**Instructions to follow:** Retype the data exactly, from its first line to the line containing "y_ticks = [0, 1, 2, 3, 4, 5, 6, 7]", including both, and skip any picture.

>>>

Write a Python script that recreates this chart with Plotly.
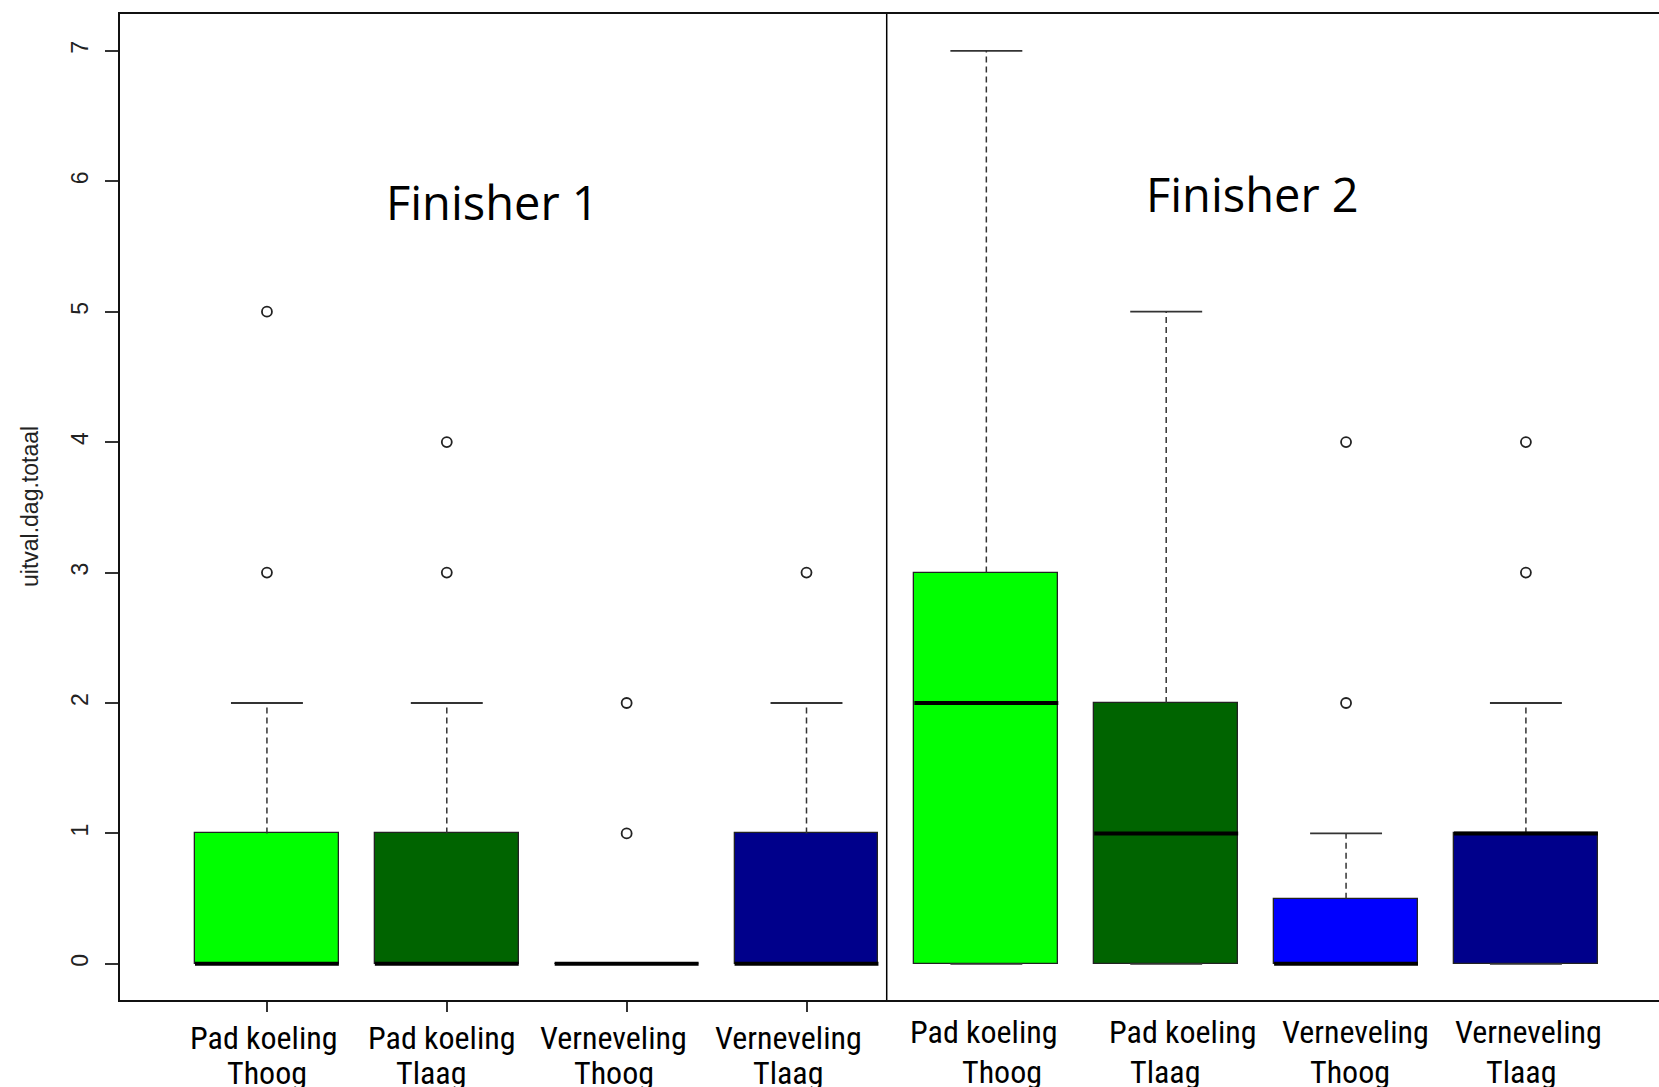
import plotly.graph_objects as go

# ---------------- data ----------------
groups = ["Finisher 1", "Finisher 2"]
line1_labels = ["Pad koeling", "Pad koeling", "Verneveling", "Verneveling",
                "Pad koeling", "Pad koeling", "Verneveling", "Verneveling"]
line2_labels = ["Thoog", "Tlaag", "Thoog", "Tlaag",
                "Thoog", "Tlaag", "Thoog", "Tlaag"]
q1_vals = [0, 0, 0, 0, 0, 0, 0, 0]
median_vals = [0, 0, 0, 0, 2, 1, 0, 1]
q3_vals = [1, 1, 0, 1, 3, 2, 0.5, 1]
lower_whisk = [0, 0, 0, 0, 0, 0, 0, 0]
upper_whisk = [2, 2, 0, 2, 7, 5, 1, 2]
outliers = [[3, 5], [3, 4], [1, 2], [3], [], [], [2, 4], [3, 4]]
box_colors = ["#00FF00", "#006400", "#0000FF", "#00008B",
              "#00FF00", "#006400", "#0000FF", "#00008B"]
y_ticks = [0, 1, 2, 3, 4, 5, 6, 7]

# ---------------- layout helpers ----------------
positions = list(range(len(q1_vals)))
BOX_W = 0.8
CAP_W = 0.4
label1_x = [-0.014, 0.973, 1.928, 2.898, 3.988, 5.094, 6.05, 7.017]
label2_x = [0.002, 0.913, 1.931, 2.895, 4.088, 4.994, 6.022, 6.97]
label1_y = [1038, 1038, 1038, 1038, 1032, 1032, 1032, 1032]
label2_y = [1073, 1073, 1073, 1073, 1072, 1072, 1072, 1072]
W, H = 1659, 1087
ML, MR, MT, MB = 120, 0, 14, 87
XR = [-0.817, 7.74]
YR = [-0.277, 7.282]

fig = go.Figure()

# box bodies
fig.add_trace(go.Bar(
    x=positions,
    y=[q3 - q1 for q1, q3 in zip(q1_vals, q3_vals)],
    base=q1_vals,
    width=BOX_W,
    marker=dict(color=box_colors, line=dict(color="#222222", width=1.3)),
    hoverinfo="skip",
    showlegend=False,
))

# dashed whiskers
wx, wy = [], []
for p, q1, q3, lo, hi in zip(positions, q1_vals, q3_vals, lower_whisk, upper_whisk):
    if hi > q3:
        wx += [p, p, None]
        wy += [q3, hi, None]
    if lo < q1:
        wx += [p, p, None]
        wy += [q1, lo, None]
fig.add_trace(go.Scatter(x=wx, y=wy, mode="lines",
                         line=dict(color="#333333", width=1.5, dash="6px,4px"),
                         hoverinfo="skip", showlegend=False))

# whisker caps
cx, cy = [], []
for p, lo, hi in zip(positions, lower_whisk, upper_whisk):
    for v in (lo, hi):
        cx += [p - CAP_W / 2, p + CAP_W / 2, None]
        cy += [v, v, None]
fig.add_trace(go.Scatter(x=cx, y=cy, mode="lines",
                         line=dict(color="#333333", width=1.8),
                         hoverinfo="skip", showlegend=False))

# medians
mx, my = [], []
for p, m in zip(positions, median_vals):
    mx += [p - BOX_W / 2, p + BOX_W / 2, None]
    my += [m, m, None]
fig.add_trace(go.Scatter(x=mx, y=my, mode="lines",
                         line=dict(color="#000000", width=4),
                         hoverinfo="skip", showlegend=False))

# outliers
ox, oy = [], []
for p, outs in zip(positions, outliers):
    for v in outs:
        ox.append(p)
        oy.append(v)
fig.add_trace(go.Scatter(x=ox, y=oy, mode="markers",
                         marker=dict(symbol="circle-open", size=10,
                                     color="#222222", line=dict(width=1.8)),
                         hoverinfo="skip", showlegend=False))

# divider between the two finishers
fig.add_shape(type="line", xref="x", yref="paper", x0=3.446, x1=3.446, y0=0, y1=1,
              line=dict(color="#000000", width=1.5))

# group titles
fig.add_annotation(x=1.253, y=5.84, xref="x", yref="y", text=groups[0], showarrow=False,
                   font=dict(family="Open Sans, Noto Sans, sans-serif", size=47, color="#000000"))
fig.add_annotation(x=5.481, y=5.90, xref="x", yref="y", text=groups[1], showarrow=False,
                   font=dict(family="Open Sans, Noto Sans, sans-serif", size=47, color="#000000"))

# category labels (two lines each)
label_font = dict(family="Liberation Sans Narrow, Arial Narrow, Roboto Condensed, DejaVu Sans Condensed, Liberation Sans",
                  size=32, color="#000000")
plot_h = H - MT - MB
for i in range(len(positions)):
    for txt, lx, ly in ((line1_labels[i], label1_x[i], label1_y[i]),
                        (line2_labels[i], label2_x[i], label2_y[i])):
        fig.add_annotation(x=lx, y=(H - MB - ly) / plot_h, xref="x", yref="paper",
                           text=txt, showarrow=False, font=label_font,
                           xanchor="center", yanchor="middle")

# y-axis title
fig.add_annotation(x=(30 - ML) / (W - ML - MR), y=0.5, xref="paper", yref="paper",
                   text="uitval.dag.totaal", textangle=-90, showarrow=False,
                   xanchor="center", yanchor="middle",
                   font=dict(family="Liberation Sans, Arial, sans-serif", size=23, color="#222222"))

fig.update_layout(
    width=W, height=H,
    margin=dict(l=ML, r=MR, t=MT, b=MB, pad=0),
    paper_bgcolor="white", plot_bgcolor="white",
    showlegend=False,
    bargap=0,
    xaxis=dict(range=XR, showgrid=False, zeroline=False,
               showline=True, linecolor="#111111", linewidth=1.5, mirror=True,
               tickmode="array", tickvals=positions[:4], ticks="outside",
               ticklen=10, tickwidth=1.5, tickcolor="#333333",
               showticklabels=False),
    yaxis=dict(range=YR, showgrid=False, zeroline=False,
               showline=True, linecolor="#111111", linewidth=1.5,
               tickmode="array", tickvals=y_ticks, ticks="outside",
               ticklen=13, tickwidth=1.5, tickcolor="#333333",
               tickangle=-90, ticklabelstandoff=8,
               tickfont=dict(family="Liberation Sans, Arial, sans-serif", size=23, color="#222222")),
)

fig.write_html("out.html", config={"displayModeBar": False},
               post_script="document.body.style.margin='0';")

<<<

**Answer below:**
Write a Python script that recreates this chart with Plotly.
import plotly.graph_objects as go

# ---------------- data ----------------
groups = ["Finisher 1", "Finisher 2"]
line1_labels = ["Pad koeling", "Pad koeling", "Verneveling", "Verneveling",
                "Pad koeling", "Pad koeling", "Verneveling", "Verneveling"]
line2_labels = ["Thoog", "Tlaag", "Thoog", "Tlaag",
                "Thoog", "Tlaag", "Thoog", "Tlaag"]
q1_vals = [0, 0, 0, 0, 0, 0, 0, 0]
median_vals = [0, 0, 0, 0, 2, 1, 0, 1]
q3_vals = [1, 1, 0, 1, 3, 2, 0.5, 1]
lower_whisk = [0, 0, 0, 0, 0, 0, 0, 0]
upper_whisk = [2, 2, 0, 2, 7, 5, 1, 2]
outliers = [[3, 5], [3, 4], [1, 2], [3], [], [], [2, 4], [3, 4]]
box_colors = ["#00FF00", "#006400", "#0000FF", "#00008B",
              "#00FF00", "#006400", "#0000FF", "#00008B"]
y_ticks = [0, 1, 2, 3, 4, 5, 6, 7]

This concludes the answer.